The apartment itself was renovated by a coat of paint and some new windows. The latter fail to keep out either the cold or the din from the streets; the former, on humid days, bleed a dirty-amber substance (proof, my roommate attests, of a chain-smoking former tenant). The roaches are certainly here, as are the mice. Only the latter make regular cameos while the lights are on, though they have been less of a problem since the coming of spring.

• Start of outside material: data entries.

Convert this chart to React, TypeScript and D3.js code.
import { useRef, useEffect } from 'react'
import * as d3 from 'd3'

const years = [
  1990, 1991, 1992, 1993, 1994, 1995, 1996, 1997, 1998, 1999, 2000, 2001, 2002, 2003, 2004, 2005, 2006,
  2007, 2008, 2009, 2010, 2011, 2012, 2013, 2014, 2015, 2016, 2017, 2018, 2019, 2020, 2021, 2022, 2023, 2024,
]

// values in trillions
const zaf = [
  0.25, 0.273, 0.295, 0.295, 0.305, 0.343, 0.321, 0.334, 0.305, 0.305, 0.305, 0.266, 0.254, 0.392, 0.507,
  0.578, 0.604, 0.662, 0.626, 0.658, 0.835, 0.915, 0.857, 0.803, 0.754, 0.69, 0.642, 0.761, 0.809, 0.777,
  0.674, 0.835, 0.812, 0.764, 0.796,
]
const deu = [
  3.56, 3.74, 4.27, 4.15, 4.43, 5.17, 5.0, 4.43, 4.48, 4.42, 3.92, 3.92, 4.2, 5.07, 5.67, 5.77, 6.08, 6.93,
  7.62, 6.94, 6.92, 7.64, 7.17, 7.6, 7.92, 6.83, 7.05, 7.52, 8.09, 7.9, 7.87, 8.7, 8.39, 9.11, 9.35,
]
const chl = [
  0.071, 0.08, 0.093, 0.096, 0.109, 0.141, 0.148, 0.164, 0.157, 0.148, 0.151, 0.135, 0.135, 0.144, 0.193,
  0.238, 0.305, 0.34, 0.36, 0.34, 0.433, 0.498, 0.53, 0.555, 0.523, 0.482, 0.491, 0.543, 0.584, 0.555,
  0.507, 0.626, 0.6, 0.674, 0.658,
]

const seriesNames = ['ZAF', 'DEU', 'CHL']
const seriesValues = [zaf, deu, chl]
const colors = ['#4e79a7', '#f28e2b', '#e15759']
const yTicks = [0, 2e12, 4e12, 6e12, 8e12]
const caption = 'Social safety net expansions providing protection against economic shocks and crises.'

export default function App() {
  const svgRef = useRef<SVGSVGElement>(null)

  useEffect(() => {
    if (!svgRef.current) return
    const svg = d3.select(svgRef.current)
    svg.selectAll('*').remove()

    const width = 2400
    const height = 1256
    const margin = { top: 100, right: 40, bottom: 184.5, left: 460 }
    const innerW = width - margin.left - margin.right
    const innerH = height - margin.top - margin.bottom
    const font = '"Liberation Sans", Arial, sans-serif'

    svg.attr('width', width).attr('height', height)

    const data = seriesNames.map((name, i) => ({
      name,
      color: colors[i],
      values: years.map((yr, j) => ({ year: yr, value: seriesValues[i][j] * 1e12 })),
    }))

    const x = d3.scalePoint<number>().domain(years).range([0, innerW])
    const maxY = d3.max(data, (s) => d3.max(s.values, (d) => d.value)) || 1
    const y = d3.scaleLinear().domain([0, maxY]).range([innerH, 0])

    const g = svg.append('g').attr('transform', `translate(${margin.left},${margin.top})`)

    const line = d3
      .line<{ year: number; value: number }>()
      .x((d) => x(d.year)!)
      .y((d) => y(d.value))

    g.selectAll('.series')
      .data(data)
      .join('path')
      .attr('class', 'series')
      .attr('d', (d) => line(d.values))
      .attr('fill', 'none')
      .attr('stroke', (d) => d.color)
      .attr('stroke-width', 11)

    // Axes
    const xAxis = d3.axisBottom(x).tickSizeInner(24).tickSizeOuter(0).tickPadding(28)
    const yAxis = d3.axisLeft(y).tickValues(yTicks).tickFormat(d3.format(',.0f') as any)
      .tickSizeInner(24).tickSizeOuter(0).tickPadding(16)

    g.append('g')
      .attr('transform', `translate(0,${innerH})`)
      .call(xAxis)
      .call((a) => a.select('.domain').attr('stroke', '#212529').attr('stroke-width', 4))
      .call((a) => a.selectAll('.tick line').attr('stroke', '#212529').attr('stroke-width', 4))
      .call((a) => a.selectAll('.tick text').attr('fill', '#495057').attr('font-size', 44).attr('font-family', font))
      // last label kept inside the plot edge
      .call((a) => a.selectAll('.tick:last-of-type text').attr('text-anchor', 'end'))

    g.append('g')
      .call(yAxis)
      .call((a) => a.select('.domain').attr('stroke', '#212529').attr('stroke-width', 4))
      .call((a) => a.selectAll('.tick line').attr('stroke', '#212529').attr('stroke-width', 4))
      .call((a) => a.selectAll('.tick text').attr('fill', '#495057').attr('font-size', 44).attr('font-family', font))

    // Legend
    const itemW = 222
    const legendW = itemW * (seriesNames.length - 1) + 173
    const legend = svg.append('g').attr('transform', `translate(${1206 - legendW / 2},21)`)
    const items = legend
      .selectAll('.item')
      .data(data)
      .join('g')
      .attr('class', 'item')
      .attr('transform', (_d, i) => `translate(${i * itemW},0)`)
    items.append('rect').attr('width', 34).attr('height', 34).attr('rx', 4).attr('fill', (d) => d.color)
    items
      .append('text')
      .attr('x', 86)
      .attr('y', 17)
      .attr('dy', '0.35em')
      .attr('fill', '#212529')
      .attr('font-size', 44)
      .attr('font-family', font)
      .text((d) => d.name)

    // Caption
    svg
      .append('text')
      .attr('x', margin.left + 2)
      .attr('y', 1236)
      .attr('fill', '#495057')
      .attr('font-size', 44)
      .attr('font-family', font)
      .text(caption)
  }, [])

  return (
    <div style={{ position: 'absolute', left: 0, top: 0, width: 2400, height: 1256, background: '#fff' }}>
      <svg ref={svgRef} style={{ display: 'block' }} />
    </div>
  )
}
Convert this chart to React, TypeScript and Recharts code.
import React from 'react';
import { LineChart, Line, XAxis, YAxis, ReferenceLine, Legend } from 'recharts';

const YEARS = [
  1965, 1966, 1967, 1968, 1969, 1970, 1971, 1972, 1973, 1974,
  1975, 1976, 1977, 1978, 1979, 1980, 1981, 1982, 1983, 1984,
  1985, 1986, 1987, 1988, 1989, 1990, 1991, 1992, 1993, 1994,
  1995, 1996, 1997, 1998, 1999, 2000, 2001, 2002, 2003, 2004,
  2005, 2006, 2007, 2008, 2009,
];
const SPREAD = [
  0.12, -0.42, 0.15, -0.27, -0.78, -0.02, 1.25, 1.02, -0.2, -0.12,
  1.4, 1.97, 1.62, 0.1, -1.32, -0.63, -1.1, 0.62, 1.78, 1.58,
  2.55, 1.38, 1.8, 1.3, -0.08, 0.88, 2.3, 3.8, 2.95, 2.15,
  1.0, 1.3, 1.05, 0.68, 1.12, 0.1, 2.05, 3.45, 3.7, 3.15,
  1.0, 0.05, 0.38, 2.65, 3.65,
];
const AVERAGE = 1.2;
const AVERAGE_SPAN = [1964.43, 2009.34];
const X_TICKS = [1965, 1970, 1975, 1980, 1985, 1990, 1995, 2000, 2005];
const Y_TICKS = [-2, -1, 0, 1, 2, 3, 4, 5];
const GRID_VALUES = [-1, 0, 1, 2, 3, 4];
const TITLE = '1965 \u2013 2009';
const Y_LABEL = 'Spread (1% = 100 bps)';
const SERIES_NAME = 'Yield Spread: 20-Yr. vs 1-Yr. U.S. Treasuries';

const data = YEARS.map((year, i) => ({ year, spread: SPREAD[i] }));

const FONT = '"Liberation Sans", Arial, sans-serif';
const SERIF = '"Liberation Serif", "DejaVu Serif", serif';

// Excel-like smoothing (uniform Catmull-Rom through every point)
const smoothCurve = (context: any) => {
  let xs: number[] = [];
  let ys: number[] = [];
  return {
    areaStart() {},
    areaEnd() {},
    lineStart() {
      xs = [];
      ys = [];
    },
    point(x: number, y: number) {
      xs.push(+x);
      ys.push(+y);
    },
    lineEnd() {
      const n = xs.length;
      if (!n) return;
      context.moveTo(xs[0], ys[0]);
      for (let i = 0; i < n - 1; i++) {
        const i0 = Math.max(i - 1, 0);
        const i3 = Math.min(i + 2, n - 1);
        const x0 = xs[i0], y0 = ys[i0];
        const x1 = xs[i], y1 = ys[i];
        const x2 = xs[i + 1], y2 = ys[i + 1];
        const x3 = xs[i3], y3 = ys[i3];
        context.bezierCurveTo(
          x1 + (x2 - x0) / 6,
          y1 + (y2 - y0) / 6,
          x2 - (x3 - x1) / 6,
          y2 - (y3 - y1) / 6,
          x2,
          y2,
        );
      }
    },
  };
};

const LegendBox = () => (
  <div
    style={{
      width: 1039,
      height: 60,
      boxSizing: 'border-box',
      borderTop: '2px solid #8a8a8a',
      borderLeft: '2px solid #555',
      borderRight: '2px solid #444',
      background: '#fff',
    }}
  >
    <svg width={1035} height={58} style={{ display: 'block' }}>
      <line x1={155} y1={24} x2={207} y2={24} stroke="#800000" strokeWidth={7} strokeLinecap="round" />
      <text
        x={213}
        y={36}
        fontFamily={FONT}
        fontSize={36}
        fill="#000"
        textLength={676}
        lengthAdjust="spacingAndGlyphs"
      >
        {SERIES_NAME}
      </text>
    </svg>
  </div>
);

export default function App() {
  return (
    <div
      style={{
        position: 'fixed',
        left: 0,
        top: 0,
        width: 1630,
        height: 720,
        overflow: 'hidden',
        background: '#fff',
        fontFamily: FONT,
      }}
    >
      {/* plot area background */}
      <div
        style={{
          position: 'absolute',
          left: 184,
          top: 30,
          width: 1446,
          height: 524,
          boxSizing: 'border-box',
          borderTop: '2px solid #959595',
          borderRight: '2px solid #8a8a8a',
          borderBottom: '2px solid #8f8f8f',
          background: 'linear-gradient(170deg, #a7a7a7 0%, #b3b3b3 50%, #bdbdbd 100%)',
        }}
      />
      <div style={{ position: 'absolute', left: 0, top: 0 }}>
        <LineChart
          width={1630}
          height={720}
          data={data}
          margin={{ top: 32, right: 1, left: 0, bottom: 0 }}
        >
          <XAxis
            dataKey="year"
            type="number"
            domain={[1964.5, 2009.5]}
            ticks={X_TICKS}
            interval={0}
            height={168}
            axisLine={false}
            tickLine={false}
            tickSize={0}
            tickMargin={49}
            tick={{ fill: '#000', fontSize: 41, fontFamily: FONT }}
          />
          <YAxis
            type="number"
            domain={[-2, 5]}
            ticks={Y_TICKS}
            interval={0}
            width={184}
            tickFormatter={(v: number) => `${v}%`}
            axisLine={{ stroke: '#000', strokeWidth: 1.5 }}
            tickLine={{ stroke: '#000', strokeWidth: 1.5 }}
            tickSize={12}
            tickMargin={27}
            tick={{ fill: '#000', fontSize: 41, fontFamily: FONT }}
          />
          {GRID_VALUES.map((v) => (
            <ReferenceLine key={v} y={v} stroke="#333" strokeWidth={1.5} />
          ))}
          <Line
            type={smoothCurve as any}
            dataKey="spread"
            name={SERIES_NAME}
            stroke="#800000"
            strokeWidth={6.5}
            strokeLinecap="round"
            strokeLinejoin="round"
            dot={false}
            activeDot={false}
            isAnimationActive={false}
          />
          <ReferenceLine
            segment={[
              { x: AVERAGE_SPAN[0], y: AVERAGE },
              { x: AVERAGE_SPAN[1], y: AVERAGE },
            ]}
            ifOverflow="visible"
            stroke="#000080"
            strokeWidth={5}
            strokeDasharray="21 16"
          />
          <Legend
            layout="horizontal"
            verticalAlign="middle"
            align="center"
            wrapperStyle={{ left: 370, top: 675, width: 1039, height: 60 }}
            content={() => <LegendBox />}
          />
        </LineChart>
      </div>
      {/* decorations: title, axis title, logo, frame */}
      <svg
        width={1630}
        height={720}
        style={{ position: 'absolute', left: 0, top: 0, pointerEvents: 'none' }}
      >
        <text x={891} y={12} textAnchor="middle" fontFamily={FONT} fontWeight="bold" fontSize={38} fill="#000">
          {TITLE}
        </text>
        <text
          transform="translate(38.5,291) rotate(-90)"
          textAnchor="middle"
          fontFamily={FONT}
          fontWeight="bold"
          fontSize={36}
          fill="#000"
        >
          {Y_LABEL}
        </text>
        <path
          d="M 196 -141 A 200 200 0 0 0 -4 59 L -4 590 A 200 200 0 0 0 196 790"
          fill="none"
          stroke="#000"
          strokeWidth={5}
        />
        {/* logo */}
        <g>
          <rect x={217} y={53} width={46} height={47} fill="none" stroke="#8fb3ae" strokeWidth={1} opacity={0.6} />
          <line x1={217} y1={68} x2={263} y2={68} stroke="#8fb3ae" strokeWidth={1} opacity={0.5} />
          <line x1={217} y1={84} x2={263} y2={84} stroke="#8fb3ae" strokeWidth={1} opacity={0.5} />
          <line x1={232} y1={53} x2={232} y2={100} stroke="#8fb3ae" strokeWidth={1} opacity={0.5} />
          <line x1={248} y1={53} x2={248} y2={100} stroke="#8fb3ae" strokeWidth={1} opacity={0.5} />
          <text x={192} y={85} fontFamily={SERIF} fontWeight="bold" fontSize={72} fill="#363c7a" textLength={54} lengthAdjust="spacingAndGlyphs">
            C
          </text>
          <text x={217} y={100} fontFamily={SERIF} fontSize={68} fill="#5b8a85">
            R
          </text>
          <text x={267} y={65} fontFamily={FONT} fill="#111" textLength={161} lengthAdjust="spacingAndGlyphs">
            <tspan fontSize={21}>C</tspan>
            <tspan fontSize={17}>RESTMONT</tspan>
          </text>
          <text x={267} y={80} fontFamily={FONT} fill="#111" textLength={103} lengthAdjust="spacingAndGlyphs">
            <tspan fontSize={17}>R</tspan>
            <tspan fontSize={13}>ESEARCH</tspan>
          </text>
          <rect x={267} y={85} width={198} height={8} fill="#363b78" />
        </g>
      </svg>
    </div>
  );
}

Our building is narrow, but the apartment is — for someone used to living in Manhattan — rather spacious. The living room is capacious enough to allow seven or eight comfortably; nine, ten, and beyond have to find a spot either on the floor or in one of the bedrooms (though it must be said that a friend of mine, Denise, did fall into the habit of spending the majority of her time in my tub whenever there were more people than a few people over, as she was not only an over-zealous acolyte of Marx and Bakunin and Lenin and Trotsky, but of Diogenes (the Cynic), too; she would sit there in silence as the rest of the party carried on without her until a visitor came to use the toilet, and she would say that the most earnest conversations take place when people are naked, and that, while she did desire earnest conversation more than just about anything, the bathroom was as close as she wanted to get without sending mixed signals, which is why the toilet became known as “The Hot Seat” whenever Denise was around, why it was dreaded by people who didn't know her or didn't know most of the petit comité in the other room or didn't really feel like talking about anything that required sincerity or extensive thought, which is something that Denise was quick to recognize; and when situations such as these arose she would just recount the most famous of the interactions between Diogenes and Alexander the Great, which occurred when the latter interrupted the former, who was quietly sunning himself, and said, “Ask of me any boon you like,” to which Diogenes replied, “Get out of my light”). The bathroom is small, not have-to-rest-your-legs-on-the-tub-to-shit small, but of a size that can dissuade the seriously claustrophobic from frivolous trips. The shower spits out six minutes of hot water on good days. The bedrooms are large, perhaps designed to accommodate two strangers.